• GIVEN REQUEST
Extract the text of each entry below exactly, leaving every image behind.

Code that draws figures

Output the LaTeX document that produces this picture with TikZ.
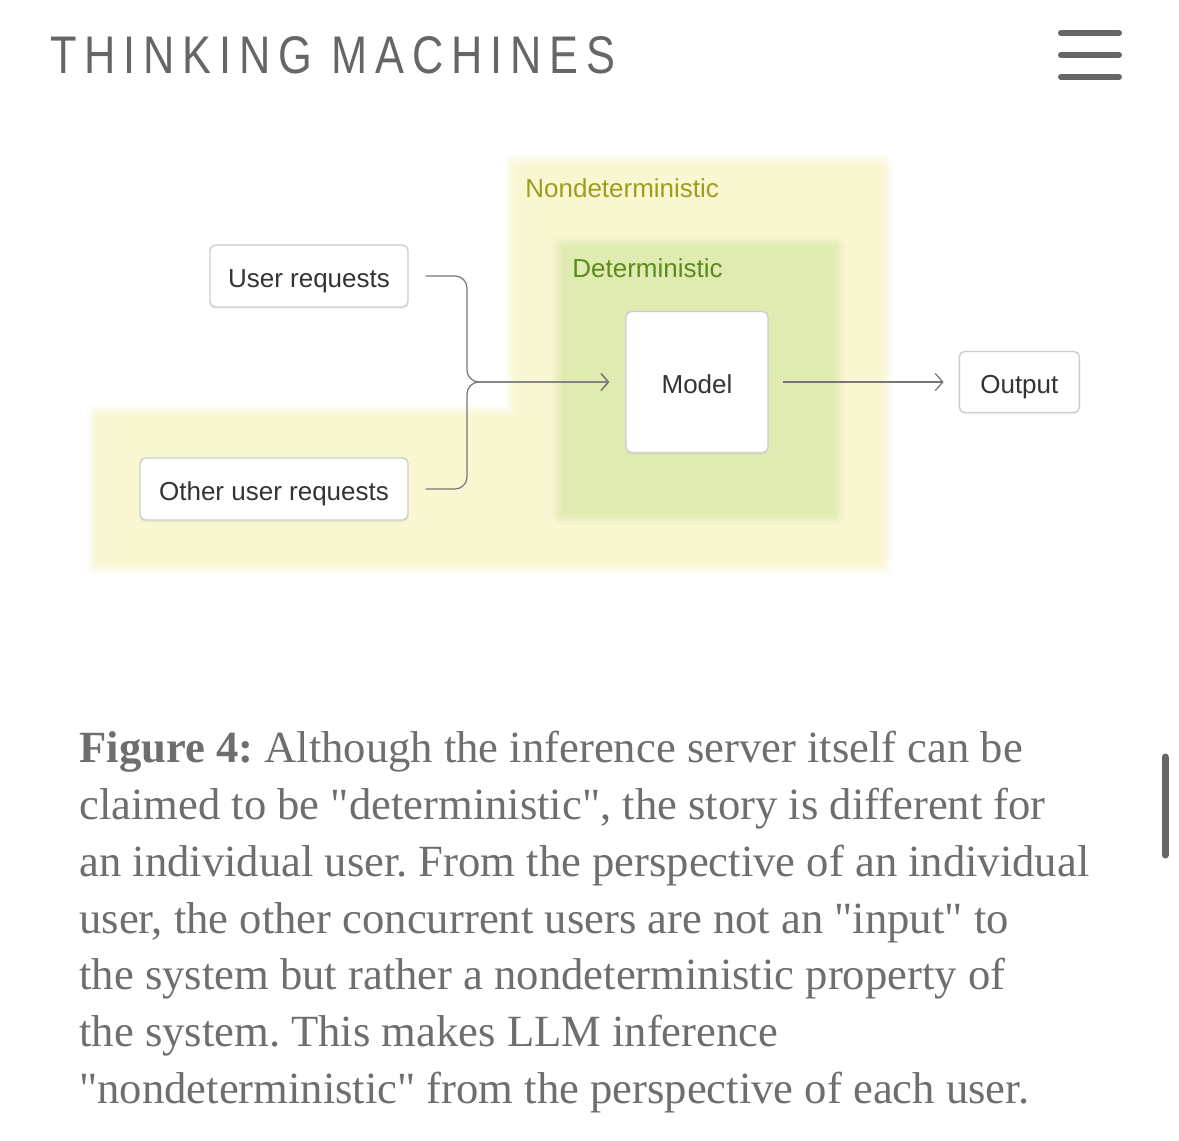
\documentclass[tikz,border=0pt]{standalone}
\usepackage{fontspec}
\setmainfont{Liberation Serif}
\setsansfont{Liberation Sans}
\newfontfamily\brandfont[LetterSpace=18]{Liberation Sans}
\usepackage{graphicx}
\usepackage{xcolor}
\usepackage{tikz}
\usetikzlibrary{arrows.meta,positioning,shadows}
\definecolor{tmYellow}{HTML}{F8F7D2}
\definecolor{tmGreen}{HTML}{E0EBB1}
\definecolor{tmOlive}{HTML}{9E9E1E}
\definecolor{tmLeaf}{HTML}{5C8A1C}
\definecolor{tmLine}{HTML}{767676}
\definecolor{tmBorder}{HTML}{CDCDCD}
\definecolor{tmText}{HTML}{333333}
\definecolor{tmGray}{HTML}{666666}
\definecolor{tmCap}{HTML}{6E6E6E}
\newcommand\tmlabel{\sffamily\fontsize{14.8}{17}\selectfont}
\newcommand\tmcap{\rmfamily\fontsize{25.4}{32.3}\selectfont\frenchspacing}
\newcommand\dq{\textquotedbl}
\tikzset{
  reqbox/.style={
    rectangle,
    rounded corners=3pt,
    draw=tmBorder,
    line width=0.8pt,
    fill=white,
    text=tmText,
    font=\tmlabel,
    inner sep=0pt,
    text height=13pt,
    text depth=0pt,
    minimum height=1.24cm,
    drop shadow={shadow xshift=0pt, shadow yshift=-1.2pt, opacity=0.10}
  },
  zonelabel/.style={anchor=base west, inner sep=0pt, font=\tmlabel},
  zone/.style={
    fill=#1,
    preaction={draw=#1, line width=0.42cm, opacity=0.2, line join=round},
    preaction={draw=#1, line width=0.28cm, opacity=0.35, line join=round},
    preaction={draw=#1, line width=0.14cm, opacity=0.6, line join=round}
  },
  link/.style={-{Straight Barb[length=1.5mm, width=3.4mm]}, line width=0.7pt, draw=tmLine},
  menubar/.style={line width=0.12cm, line cap=round, draw=tmGray}
}

\begin{document}
\begin{tikzpicture}[x=0.02cm, y=-0.02cm]
  \useasboundingbox (0,0) rectangle (1179,1140);
  \fill[white] (0,0) rectangle (1179,1140);

  % page header
  \node[anchor=north west, inner sep=0pt, text=tmGray] (brand) at (50,36)
    {\resizebox{11.3cm}{0.74cm}{\brandfont THINKING MACHINES}};
  \draw[menubar] (1061,33) -- (1119,33);
  \draw[menubar] (1061,55) -- (1119,55);
  \draw[menubar] (1061,77) -- (1119,77);

  % zones
  \path[zone=tmYellow] (515,165) -- (882,165) -- (882,564) -- (97,564)
    -- (97,415) -- (515,415) -- cycle;
  \path[zone=tmGreen] (562,247) rectangle (834,514);
  \node[zonelabel, text=tmOlive] (ndet) at (525,197) {Nondeterministic};
  \node[zonelabel, text=tmLeaf] (det) at (572,277) {Deterministic};

  % boxes
  \node[reqbox, minimum width=3.96cm] (ureq) at (309,276) {User requests};
  \node[reqbox, minimum width=5.36cm] (oreq) at (274,489) {Other user requests};
  \node[reqbox, minimum width=2.84cm, minimum height=2.82cm] (model) at (697,382) {Model};
  \node[reqbox, minimum width=2.4cm, minimum height=1.22cm, right=3.8cm of model] (out) {Output};

  % connectors
  \coordinate (merge) at (467,382);
  \draw[link, rounded corners=0.24cm, shorten <=0.34cm, shorten >=0.32cm]
    (ureq.east) -| (merge) -- (model.west);
  \draw[link, rounded corners=0.24cm, shorten <=0.34cm, shorten >=0.32cm]
    (oreq.east) -| (merge) -- (model.west);
  \draw[link, shorten <=0.28cm, shorten >=0.3cm] (model.east) -- (out.west);

  % caption
  \node[anchor=north west, inner sep=0pt, align=left, font=\tmcap, text=tmCap] (caption) at (79,731)
    {\textbf{Figure 4:} Although the inference server itself can be\\
     claimed to be \dq deterministic\dq, the story is different for\\
     an individual user. From the perspective of an individual\\
     user, the other concurrent users are not an \dq input\dq\ to\\
     the system but rather a nondeterministic property of\\
     the system. This makes LLM inference\\
     \dq nondeterministic\dq\ from the perspective of each user.};
  \draw[line width=0.14cm, line cap=round, draw=tmGray] (1165,757) -- (1165,855);
\end{tikzpicture}
\end{document}
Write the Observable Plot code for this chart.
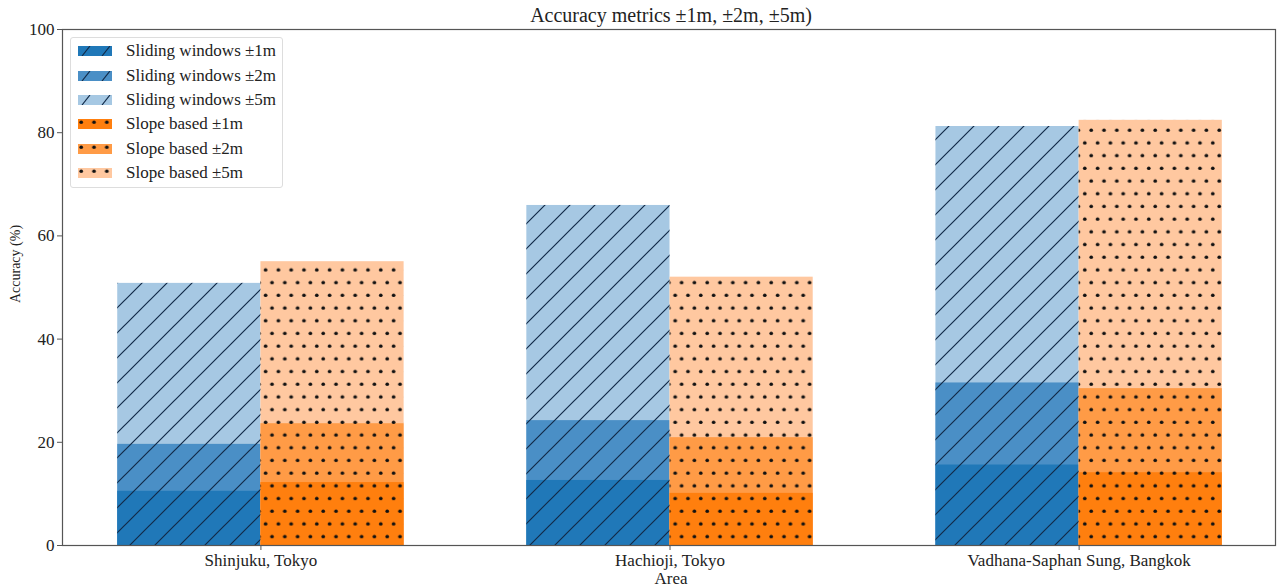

• TASK OUTPUT
Output the LaTeX document that produces this picture with TikZ.
\documentclass[tikz,border=0pt]{standalone}
\usepackage{fontspec}
\setmainfont{Liberation Serif}
\setsansfont{Liberation Sans}
\newfontfamily\brandfont[LetterSpace=18]{Liberation Sans}
\usepackage{graphicx}
\usepackage{xcolor}
\usepackage{tikz}
\usetikzlibrary{arrows.meta,positioning,shadows}
\definecolor{tmYellow}{HTML}{F8F7D2}
\definecolor{tmGreen}{HTML}{E0EBB1}
\definecolor{tmOlive}{HTML}{9E9E1E}
\definecolor{tmLeaf}{HTML}{5C8A1C}
\definecolor{tmLine}{HTML}{767676}
\definecolor{tmBorder}{HTML}{CDCDCD}
\definecolor{tmText}{HTML}{333333}
\definecolor{tmGray}{HTML}{666666}
\definecolor{tmCap}{HTML}{6E6E6E}
\newcommand\tmlabel{\sffamily\fontsize{14.8}{17}\selectfont}
\newcommand\tmcap{\rmfamily\fontsize{25.4}{32.3}\selectfont\frenchspacing}
\newcommand\dq{\textquotedbl}
\tikzset{
  reqbox/.style={
    rectangle,
    rounded corners=3pt,
    draw=tmBorder,
    line width=0.8pt,
    fill=white,
    text=tmText,
    font=\tmlabel,
    inner sep=0pt,
    text height=13pt,
    text depth=0pt,
    minimum height=1.24cm,
    drop shadow={shadow xshift=0pt, shadow yshift=-1.2pt, opacity=0.10}
  },
  zonelabel/.style={anchor=base west, inner sep=0pt, font=\tmlabel},
  zone/.style={
    fill=#1,
    preaction={draw=#1, line width=0.42cm, opacity=0.2, line join=round},
    preaction={draw=#1, line width=0.28cm, opacity=0.35, line join=round},
    preaction={draw=#1, line width=0.14cm, opacity=0.6, line join=round}
  },
  link/.style={-{Straight Barb[length=1.5mm, width=3.4mm]}, line width=0.7pt, draw=tmLine},
  menubar/.style={line width=0.12cm, line cap=round, draw=tmGray}
}

\begin{document}
\begin{tikzpicture}[x=0.02cm, y=-0.02cm]
  \useasboundingbox (0,0) rectangle (1179,1140);
  \fill[white] (0,0) rectangle (1179,1140);

  % page header
  \node[anchor=north west, inner sep=0pt, text=tmGray] (brand) at (50,36)
    {\resizebox{11.3cm}{0.74cm}{\brandfont THINKING MACHINES}};
  \draw[menubar] (1061,33) -- (1119,33);
  \draw[menubar] (1061,55) -- (1119,55);
  \draw[menubar] (1061,77) -- (1119,77);

  % zones
  \path[zone=tmYellow] (515,165) -- (882,165) -- (882,564) -- (97,564)
    -- (97,415) -- (515,415) -- cycle;
  \path[zone=tmGreen] (562,247) rectangle (834,514);
  \node[zonelabel, text=tmOlive] (ndet) at (525,197) {Nondeterministic};
  \node[zonelabel, text=tmLeaf] (det) at (572,277) {Deterministic};

  % boxes
  \node[reqbox, minimum width=3.96cm] (ureq) at (309,276) {User requests};
  \node[reqbox, minimum width=5.36cm] (oreq) at (274,489) {Other user requests};
  \node[reqbox, minimum width=2.84cm, minimum height=2.82cm] (model) at (697,382) {Model};
  \node[reqbox, minimum width=2.4cm, minimum height=1.22cm, right=3.8cm of model] (out) {Output};

  % connectors
  \coordinate (merge) at (467,382);
  \draw[link, rounded corners=0.24cm, shorten <=0.34cm, shorten >=0.32cm]
    (ureq.east) -| (merge) -- (model.west);
  \draw[link, rounded corners=0.24cm, shorten <=0.34cm, shorten >=0.32cm]
    (oreq.east) -| (merge) -- (model.west);
  \draw[link, shorten <=0.28cm, shorten >=0.3cm] (model.east) -- (out.west);

  % caption
  \node[anchor=north west, inner sep=0pt, align=left, font=\tmcap, text=tmCap] (caption) at (79,731)
    {\textbf{Figure 4:} Although the inference server itself can be\\
     claimed to be \dq deterministic\dq, the story is different for\\
     an individual user. From the perspective of an individual\\
     user, the other concurrent users are not an \dq input\dq\ to\\
     the system but rather a nondeterministic property of\\
     the system. This makes LLM inference\\
     \dq nondeterministic\dq\ from the perspective of each user.};
  \draw[line width=0.14cm, line cap=round, draw=tmGray] (1165,757) -- (1165,855);
\end{tikzpicture}
\end{document}
Write the Observable Plot code for this chart.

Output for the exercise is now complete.